#### Aim
Examine each line of the data. Copy those that contain the string "seaborn".

╭──

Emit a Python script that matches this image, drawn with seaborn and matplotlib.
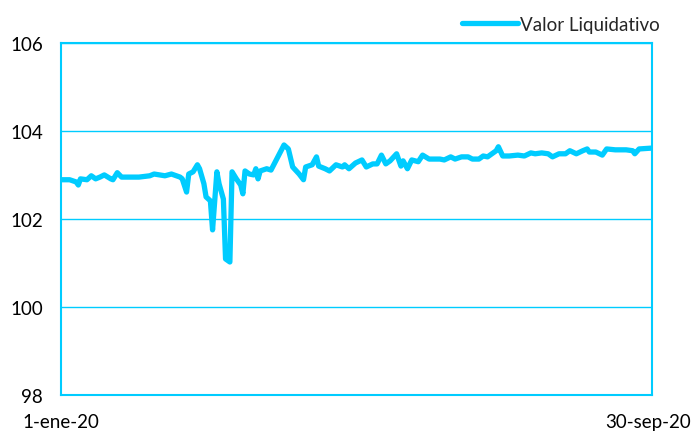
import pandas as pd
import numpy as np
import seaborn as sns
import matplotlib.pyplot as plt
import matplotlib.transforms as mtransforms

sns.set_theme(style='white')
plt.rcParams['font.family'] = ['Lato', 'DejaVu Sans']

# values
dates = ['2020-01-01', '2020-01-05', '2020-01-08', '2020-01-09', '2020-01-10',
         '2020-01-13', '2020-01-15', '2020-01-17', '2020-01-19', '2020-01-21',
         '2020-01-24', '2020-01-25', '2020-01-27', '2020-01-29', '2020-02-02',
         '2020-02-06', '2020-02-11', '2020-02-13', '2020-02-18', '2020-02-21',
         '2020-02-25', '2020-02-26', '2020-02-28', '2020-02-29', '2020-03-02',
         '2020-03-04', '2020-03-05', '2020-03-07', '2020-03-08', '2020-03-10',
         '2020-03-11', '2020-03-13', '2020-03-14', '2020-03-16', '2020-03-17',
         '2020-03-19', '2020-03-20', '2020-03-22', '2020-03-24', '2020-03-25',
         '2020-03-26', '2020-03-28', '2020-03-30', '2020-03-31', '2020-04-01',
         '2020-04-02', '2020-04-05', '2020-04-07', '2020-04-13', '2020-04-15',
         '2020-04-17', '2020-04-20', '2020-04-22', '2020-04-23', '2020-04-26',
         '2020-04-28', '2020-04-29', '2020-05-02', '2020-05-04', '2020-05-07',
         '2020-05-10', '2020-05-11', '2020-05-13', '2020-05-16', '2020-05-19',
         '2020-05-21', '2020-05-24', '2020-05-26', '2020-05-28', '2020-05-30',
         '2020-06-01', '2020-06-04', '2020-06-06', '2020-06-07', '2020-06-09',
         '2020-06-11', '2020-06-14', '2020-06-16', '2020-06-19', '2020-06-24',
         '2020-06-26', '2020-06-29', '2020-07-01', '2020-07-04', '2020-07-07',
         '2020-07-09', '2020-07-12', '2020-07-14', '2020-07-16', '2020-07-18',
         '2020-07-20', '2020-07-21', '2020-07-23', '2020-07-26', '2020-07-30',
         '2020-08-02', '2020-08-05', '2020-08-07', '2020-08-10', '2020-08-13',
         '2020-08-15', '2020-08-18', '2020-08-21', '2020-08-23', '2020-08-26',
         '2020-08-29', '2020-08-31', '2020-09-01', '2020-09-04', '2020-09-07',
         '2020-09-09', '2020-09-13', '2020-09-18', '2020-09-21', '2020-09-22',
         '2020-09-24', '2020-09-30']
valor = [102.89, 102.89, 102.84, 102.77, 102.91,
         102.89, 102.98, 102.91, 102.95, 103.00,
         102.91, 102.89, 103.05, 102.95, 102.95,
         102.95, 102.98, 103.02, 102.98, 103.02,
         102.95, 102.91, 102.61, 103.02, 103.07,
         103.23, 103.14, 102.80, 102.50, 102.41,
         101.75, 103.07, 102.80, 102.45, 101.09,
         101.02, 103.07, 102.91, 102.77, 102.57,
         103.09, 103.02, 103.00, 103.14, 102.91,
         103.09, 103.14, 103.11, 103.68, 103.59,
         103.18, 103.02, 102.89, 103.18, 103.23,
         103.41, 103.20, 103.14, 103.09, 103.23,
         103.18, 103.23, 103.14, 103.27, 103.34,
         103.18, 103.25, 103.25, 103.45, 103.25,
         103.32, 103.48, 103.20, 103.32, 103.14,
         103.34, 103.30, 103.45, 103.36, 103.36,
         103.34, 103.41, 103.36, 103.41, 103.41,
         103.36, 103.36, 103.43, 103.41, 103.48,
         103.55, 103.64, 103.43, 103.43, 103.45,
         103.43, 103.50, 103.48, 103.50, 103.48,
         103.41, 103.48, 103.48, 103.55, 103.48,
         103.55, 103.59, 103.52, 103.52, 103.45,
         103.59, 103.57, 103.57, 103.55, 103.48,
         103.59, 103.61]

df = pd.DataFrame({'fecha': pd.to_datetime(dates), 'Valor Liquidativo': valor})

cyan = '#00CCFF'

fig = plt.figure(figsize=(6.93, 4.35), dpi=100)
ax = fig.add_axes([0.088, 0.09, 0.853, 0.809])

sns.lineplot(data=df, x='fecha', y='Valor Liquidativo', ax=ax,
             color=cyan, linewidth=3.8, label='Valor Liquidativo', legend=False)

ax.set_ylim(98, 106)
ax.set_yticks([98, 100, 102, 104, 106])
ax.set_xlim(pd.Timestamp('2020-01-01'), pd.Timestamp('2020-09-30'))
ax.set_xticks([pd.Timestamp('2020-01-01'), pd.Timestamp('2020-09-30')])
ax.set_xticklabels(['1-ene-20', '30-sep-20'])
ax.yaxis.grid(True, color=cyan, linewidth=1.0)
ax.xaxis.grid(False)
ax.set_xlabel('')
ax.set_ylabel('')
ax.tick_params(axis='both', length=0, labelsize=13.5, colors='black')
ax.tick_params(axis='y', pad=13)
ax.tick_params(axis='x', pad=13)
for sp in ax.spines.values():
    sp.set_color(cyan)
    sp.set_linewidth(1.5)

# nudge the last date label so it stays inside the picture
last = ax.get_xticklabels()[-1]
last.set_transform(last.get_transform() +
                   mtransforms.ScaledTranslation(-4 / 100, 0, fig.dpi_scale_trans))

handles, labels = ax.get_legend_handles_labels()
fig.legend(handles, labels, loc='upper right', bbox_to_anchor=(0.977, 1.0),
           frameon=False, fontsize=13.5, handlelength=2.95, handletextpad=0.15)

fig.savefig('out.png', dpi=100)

╰──

#### Exercise solution
Emit a Python script that matches this image, drawn with seaborn and matplotlib.
import seaborn as sns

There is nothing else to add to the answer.